It was a social experiment to see how many people would stop by and listen.

… And the results were exactly what you might expect. Very few people stopped, and when they did, it was mostly children dragging their parents.

At the end of the experiment, he made about $150… even though he regularly sold out concert tickets at Carnegie hall for $100 a SEAT.

“Yeah yeah yeah, stop and smell the roses. My mom has been telling me for ten years.”

That’s not what this is about, and not what I’m trying to say.

Doing MORE in Life Is Not How You Die Happy


Most of us (myself included) have this idea that the direct way to “die fulfilled” in life is to just do more shit.

Bungee jump.

Sky dive.

Travel to 50 countries.

Start a business.

Learn to speak French.

Live Abroad.

… And I’ve personally fallen into that trap. I’ve done all of the above. But honestly, none of those things do jack shit to make you happy today.

In other words, ACHIEVEMENT (doing more stuff) is not how you live a content, enjoyable life.

Doing LESS stuff – and focusing only on the most important stuff – is how you live a happy life and die content.

Focusing on the right stuff (regardless of whether or not it leads to achievement) is how you die fulfilled. You know all those books about how people in remote villages are the happiest? They’re the happiest because they focus on family, on quality personal time, on enjoying fresh summer breezes – and not becoming the next American Idol (unless that’s what they really love).

Busy = An Early Grave

Back to the quote.

Here’s why It hit me like a ton of bricks.

I have been the WORST when it comes to “being busy” in life.

I’m always busy. Always doing shit. I watch less than one hour of TV a week, and most weeks go without watching TV at all. I don’t play any video games. I don’t waste a lot of time. I’ve achieved a lot for my age.

But a lot of days I still feel unhappy even though I’ve achieved so much. I find myself burning out. Trying to cram MORE into my life.

I speak French and Chinese, I’ve traveled to maybe 50 or 60 countries, lived on 3 continents, written two books, am building a business that I love.

But still something is wrong. Those things aren’t making me happy. The only things that make me happy are the things that I’ve created that are meaningful to me.

Maybe I can save you from this type of suffering.

Let me tell you what I find on the happiest days on my life. I’ve often talked about the power of doing a flow test if you’re unhappy every day.

Guess what I’ve found are my consistently most happy days?

The days when I do nothing in particular.

I don’t mean nothing – I consider watching TV worse than doing nothing.  I just mean going with whatever intuitively attracts me at that moment.

Literally, my highest days during my flow test were either A. periods of high productivity working on something I loved, or B. the afternoons drinking an espresso out front of a coffee shop on a warm spring day, watching people float by, and not thinking about life, not doing any work, and not doing anything at all really.

This is HUGE.

The real way to die happy is to do the stuff that you find fulfilling – which doesn’t always mean adding more and becoming more busy.

A busy life can be incredibly un-fulfilling.

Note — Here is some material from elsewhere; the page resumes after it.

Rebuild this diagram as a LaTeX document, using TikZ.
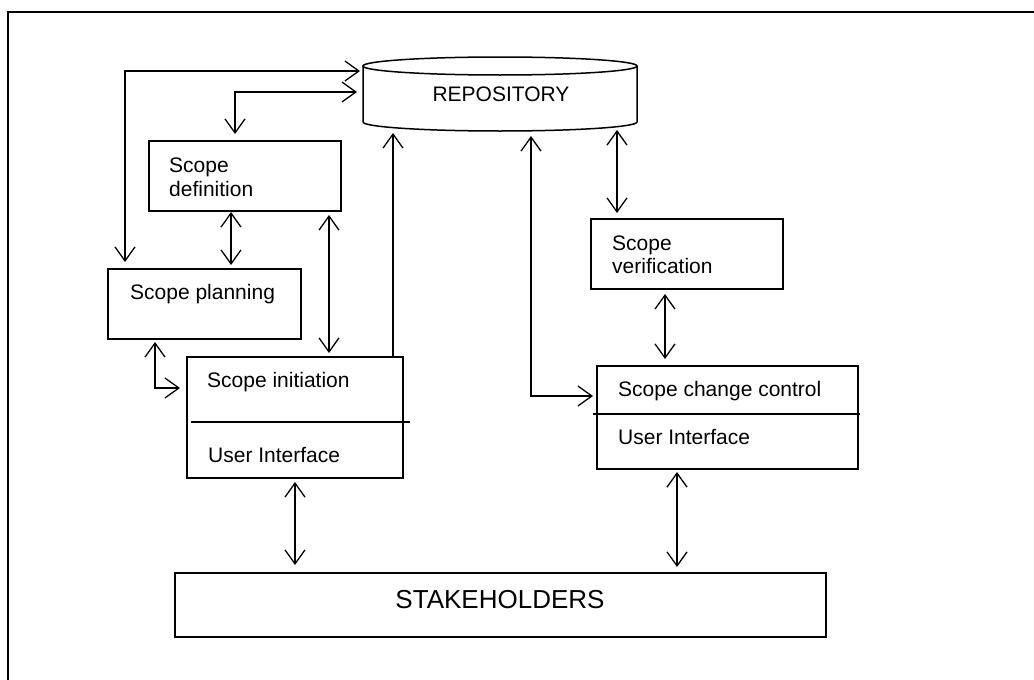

Sometimes we fill our time because we feel obligated to. Sometimes we do it because being “bored” scares us. Sometimes we do it because we’re bound by an idea about how “ambitious people ought to be” (that’s me).

It’s all bullshit.

Do you understand?

Thank god I’m learning this lesson at 26.

I could have just as easily done what we’re “supposed to do” to be happy and successful. YOLO right? Carpe diem. Seize the day. DO a bunch of shit. Cross things off your bucket list.

… But I learned first hand that often my most enjoyable days were achieving nothing. Going nowhere. Adding nothing. Crossing nothing off my bucket list. Just sitting there with an espresso by myself or talking to someone.

I couldn’t share how much it “added” to my life, because there was nothing to check off or brag about, but it was real and it was there. And I was happy.

Bucket lists are bullshit.

Bucket lists are yet another way we try to make ourselves busy and feel like we’re really living life. We’re not. We’re going through random experiences that make us happy for the time being, let us brag about our cool achievements in life, and make people outwardly think we’re seizing life.

They are yet another meaningless distraction. Worthwhile? Sure. But I don’t think it fulfills many of your deep human needs for meaning and purpose. Not even close.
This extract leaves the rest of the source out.